- Problem details: Reproduce the listing below in full and without alteration, apart from its pictures.

- Provided material:

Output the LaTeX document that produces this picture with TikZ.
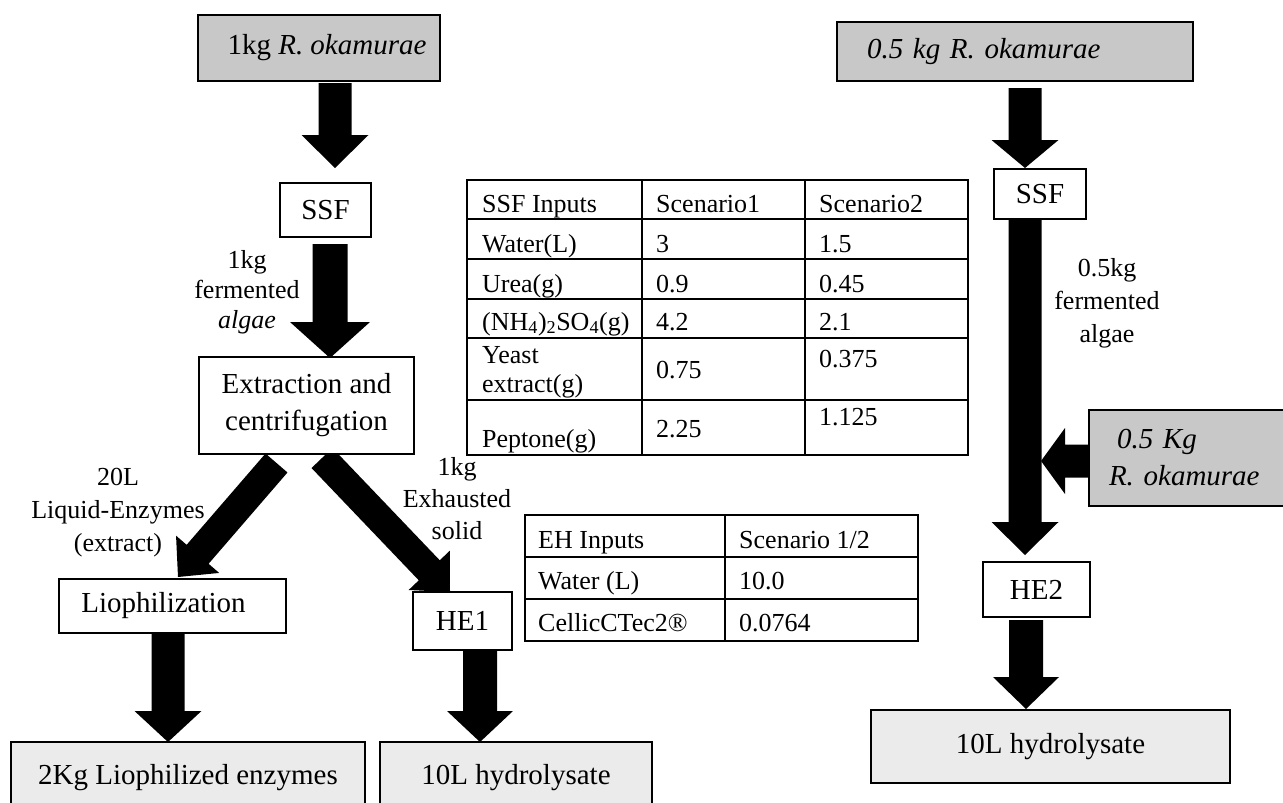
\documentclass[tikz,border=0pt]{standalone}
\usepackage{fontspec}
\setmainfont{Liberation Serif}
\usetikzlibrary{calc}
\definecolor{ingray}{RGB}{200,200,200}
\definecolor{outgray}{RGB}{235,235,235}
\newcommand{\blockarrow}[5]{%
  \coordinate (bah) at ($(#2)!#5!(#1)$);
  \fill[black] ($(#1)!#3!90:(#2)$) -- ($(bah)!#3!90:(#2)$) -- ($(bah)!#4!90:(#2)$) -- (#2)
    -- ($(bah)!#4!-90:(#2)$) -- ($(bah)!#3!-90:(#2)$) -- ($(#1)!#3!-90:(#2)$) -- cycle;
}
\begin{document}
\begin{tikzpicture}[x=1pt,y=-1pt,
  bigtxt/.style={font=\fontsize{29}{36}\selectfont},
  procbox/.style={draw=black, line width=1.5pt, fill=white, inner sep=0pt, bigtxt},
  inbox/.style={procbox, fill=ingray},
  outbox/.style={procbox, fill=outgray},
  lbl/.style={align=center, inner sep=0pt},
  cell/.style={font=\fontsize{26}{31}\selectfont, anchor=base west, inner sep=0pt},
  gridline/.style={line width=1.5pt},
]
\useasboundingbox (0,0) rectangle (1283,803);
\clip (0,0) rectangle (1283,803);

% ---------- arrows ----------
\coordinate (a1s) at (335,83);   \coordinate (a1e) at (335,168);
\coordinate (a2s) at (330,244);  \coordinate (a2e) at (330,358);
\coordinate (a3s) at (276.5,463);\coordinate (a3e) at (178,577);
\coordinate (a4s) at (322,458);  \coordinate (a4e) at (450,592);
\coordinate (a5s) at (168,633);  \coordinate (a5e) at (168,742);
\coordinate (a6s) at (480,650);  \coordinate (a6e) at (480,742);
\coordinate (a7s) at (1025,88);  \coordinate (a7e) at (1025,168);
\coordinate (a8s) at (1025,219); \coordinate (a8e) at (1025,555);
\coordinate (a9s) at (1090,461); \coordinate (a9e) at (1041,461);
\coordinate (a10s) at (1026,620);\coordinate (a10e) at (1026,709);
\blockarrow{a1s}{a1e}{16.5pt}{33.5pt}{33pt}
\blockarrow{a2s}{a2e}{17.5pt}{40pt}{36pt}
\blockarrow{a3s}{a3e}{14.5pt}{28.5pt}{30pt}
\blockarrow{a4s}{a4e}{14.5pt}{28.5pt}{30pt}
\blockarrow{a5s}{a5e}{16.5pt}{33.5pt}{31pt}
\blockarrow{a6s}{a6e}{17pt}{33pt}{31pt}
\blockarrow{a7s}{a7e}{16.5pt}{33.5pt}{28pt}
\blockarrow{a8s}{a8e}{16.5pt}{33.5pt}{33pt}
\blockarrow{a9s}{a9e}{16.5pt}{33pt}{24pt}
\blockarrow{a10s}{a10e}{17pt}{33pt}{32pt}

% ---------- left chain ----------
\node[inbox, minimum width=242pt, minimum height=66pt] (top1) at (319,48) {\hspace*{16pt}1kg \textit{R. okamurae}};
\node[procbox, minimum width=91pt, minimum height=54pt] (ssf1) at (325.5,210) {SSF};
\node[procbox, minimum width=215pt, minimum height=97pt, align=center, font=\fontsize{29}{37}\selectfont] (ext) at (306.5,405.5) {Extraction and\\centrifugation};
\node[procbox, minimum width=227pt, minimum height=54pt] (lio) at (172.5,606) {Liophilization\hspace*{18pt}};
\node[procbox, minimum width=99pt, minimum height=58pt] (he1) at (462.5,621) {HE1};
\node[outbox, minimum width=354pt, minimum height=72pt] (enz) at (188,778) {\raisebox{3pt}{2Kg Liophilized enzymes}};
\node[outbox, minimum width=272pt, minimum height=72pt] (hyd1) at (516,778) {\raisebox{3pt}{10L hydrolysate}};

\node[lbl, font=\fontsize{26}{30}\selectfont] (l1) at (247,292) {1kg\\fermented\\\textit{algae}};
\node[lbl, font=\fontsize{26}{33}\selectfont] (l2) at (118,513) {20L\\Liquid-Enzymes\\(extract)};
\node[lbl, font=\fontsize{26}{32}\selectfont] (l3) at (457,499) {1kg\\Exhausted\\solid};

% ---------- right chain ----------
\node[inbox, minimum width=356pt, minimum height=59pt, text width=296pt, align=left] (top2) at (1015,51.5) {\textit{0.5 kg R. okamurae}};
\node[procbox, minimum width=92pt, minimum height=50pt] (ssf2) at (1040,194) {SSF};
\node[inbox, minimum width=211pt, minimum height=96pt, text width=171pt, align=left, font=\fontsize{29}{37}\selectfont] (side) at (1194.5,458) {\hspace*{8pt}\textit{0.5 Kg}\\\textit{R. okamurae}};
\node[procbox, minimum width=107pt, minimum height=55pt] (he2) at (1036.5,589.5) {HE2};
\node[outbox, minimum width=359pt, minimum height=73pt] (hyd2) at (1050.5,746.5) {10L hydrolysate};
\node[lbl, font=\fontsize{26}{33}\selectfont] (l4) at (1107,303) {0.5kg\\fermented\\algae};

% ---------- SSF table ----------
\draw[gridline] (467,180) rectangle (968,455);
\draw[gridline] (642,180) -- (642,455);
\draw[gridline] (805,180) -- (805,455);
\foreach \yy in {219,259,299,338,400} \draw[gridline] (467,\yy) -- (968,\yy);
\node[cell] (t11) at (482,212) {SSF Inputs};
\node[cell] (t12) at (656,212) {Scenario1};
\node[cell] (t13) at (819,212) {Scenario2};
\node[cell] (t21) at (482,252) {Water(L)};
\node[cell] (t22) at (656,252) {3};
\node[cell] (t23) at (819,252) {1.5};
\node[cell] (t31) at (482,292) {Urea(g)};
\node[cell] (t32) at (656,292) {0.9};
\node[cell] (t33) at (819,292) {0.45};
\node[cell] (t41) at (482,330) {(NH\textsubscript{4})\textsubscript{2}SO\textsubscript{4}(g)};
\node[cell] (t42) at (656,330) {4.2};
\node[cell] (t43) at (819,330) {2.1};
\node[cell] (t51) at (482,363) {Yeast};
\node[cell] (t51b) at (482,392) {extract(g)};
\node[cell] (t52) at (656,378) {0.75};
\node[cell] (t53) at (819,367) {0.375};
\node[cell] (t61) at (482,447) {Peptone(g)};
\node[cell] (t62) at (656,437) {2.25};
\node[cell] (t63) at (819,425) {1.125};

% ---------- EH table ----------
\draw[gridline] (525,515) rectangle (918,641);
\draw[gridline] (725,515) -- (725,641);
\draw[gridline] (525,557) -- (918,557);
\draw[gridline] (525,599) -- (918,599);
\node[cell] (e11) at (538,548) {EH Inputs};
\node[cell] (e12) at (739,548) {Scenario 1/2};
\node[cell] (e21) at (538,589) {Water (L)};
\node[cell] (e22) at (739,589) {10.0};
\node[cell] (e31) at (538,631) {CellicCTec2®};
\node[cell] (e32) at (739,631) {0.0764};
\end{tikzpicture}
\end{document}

- Solution to this exercise:
Output the LaTeX document that produces this picture with TikZ.
\documentclass[tikz,border=0pt]{standalone}
\usepackage{fontspec}
\setmainfont{Liberation Serif}
\usetikzlibrary{calc}
\definecolor{ingray}{RGB}{200,200,200}
\definecolor{outgray}{RGB}{235,235,235}
\newcommand{\blockarrow}[5]{%
  \coordinate (bah) at ($(#2)!#5!(#1)$);
  \fill[black] ($(#1)!#3!90:(#2)$) -- ($(bah)!#3!90:(#2)$) -- ($(bah)!#4!90:(#2)$) -- (#2)
    -- ($(bah)!#4!-90:(#2)$) -- ($(bah)!#3!-90:(#2)$) -- ($(#1)!#3!-90:(#2)$) -- cycle;
}
\begin{document}
\begin{tikzpicture}[x=1pt,y=-1pt,
  bigtxt/.style={font=\fontsize{29}{36}\selectfont},
  procbox/.style={draw=black, line width=1.5pt, fill=white, inner sep=0pt, bigtxt},
  inbox/.style={procbox, fill=ingray},
  outbox/.style={procbox, fill=outgray},
  lbl/.style={align=center, inner sep=0pt},
  cell/.style={font=\fontsize{26}{31}\selectfont, anchor=base west, inner sep=0pt},
  gridline/.style={line width=1.5pt},
]
\useasboundingbox (0,0) rectangle (1283,803);
\clip (0,0) rectangle (1283,803);

% ---------- arrows ----------
\coordinate (a1s) at (335,83);   \coordinate (a1e) at (335,168);
\coordinate (a2s) at (330,244);  \coordinate (a2e) at (330,358);
\coordinate (a3s) at (276.5,463);\coordinate (a3e) at (178,577);
\coordinate (a4s) at (322,458);  \coordinate (a4e) at (450,592);
\coordinate (a5s) at (168,633);  \coordinate (a5e) at (168,742);
\coordinate (a6s) at (480,650);  \coordinate (a6e) at (480,742);
\coordinate (a7s) at (1025,88);  \coordinate (a7e) at (1025,168);
\coordinate (a8s) at (1025,219); \coordinate (a8e) at (1025,555);
\coordinate (a9s) at (1090,461); \coordinate (a9e) at (1041,461);
\coordinate (a10s) at (1026,620);\coordinate (a10e) at (1026,709);
\blockarrow{a1s}{a1e}{16.5pt}{33.5pt}{33pt}
\blockarrow{a2s}{a2e}{17.5pt}{40pt}{36pt}
\blockarrow{a3s}{a3e}{14.5pt}{28.5pt}{30pt}
\blockarrow{a4s}{a4e}{14.5pt}{28.5pt}{30pt}
\blockarrow{a5s}{a5e}{16.5pt}{33.5pt}{31pt}
\blockarrow{a6s}{a6e}{17pt}{33pt}{31pt}
\blockarrow{a7s}{a7e}{16.5pt}{33.5pt}{28pt}
\blockarrow{a8s}{a8e}{16.5pt}{33.5pt}{33pt}
\blockarrow{a9s}{a9e}{16.5pt}{33pt}{24pt}
\blockarrow{a10s}{a10e}{17pt}{33pt}{32pt}

% ---------- left chain ----------
\node[inbox, minimum width=242pt, minimum height=66pt] (top1) at (319,48) {\hspace*{16pt}1kg \textit{R. okamurae}};
\node[procbox, minimum width=91pt, minimum height=54pt] (ssf1) at (325.5,210) {SSF};
\node[procbox, minimum width=215pt, minimum height=97pt, align=center, font=\fontsize{29}{37}\selectfont] (ext) at (306.5,405.5) {Extraction and\\centrifugation};
\node[procbox, minimum width=227pt, minimum height=54pt] (lio) at (172.5,606) {Liophilization\hspace*{18pt}};
\node[procbox, minimum width=99pt, minimum height=58pt] (he1) at (462.5,621) {HE1};
\node[outbox, minimum width=354pt, minimum height=72pt] (enz) at (188,778) {\raisebox{3pt}{2Kg Liophilized enzymes}};
\node[outbox, minimum width=272pt, minimum height=72pt] (hyd1) at (516,778) {\raisebox{3pt}{10L hydrolysate}};

\node[lbl, font=\fontsize{26}{30}\selectfont] (l1) at (247,292) {1kg\\fermented\\\textit{algae}};
\node[lbl, font=\fontsize{26}{33}\selectfont] (l2) at (118,513) {20L\\Liquid-Enzymes\\(extract)};
\node[lbl, font=\fontsize{26}{32}\selectfont] (l3) at (457,499) {1kg\\Exhausted\\solid};

% ---------- right chain ----------
\node[inbox, minimum width=356pt, minimum height=59pt, text width=296pt, align=left] (top2) at (1015,51.5) {\textit{0.5 kg R. okamurae}};
\node[procbox, minimum width=92pt, minimum height=50pt] (ssf2) at (1040,194) {SSF};
\node[inbox, minimum width=211pt, minimum height=96pt, text width=171pt, align=left, font=\fontsize{29}{37}\selectfont] (side) at (1194.5,458) {\hspace*{8pt}\textit{0.5 Kg}\\\textit{R. okamurae}};
\node[procbox, minimum width=107pt, minimum height=55pt] (he2) at (1036.5,589.5) {HE2};
\node[outbox, minimum width=359pt, minimum height=73pt] (hyd2) at (1050.5,746.5) {10L hydrolysate};
\node[lbl, font=\fontsize{26}{33}\selectfont] (l4) at (1107,303) {0.5kg\\fermented\\algae};

% ---------- SSF table ----------
\draw[gridline] (467,180) rectangle (968,455);
\draw[gridline] (642,180) -- (642,455);
\draw[gridline] (805,180) -- (805,455);
\foreach \yy in {219,259,299,338,400} \draw[gridline] (467,\yy) -- (968,\yy);
\node[cell] (t11) at (482,212) {SSF Inputs};
\node[cell] (t12) at (656,212) {Scenario1};
\node[cell] (t13) at (819,212) {Scenario2};
\node[cell] (t21) at (482,252) {Water(L)};
\node[cell] (t22) at (656,252) {3};
\node[cell] (t23) at (819,252) {1.5};
\node[cell] (t31) at (482,292) {Urea(g)};
\node[cell] (t32) at (656,292) {0.9};
\node[cell] (t33) at (819,292) {0.45};
\node[cell] (t41) at (482,330) {(NH\textsubscript{4})\textsubscript{2}SO\textsubscript{4}(g)};
\node[cell] (t42) at (656,330) {4.2};
\node[cell] (t43) at (819,330) {2.1};
\node[cell] (t51) at (482,363) {Yeast};
\node[cell] (t51b) at (482,392) {extract(g)};
\node[cell] (t52) at (656,378) {0.75};
\node[cell] (t53) at (819,367) {0.375};
\node[cell] (t61) at (482,447) {Peptone(g)};
\node[cell] (t62) at (656,437) {2.25};
\node[cell] (t63) at (819,425) {1.125};

% ---------- EH table ----------
\draw[gridline] (525,515) rectangle (918,641);
\draw[gridline] (725,515) -- (725,641);
\draw[gridline] (525,557) -- (918,557);
\draw[gridline] (525,599) -- (918,599);
\node[cell] (e11) at (538,548) {EH Inputs};
\node[cell] (e12) at (739,548) {Scenario 1/2};
\node[cell] (e21) at (538,589) {Water (L)};
\node[cell] (e22) at (739,589) {10.0};
\node[cell] (e31) at (538,631) {CellicCTec2®};
\node[cell] (e32) at (739,631) {0.0764};
\end{tikzpicture}
\end{document}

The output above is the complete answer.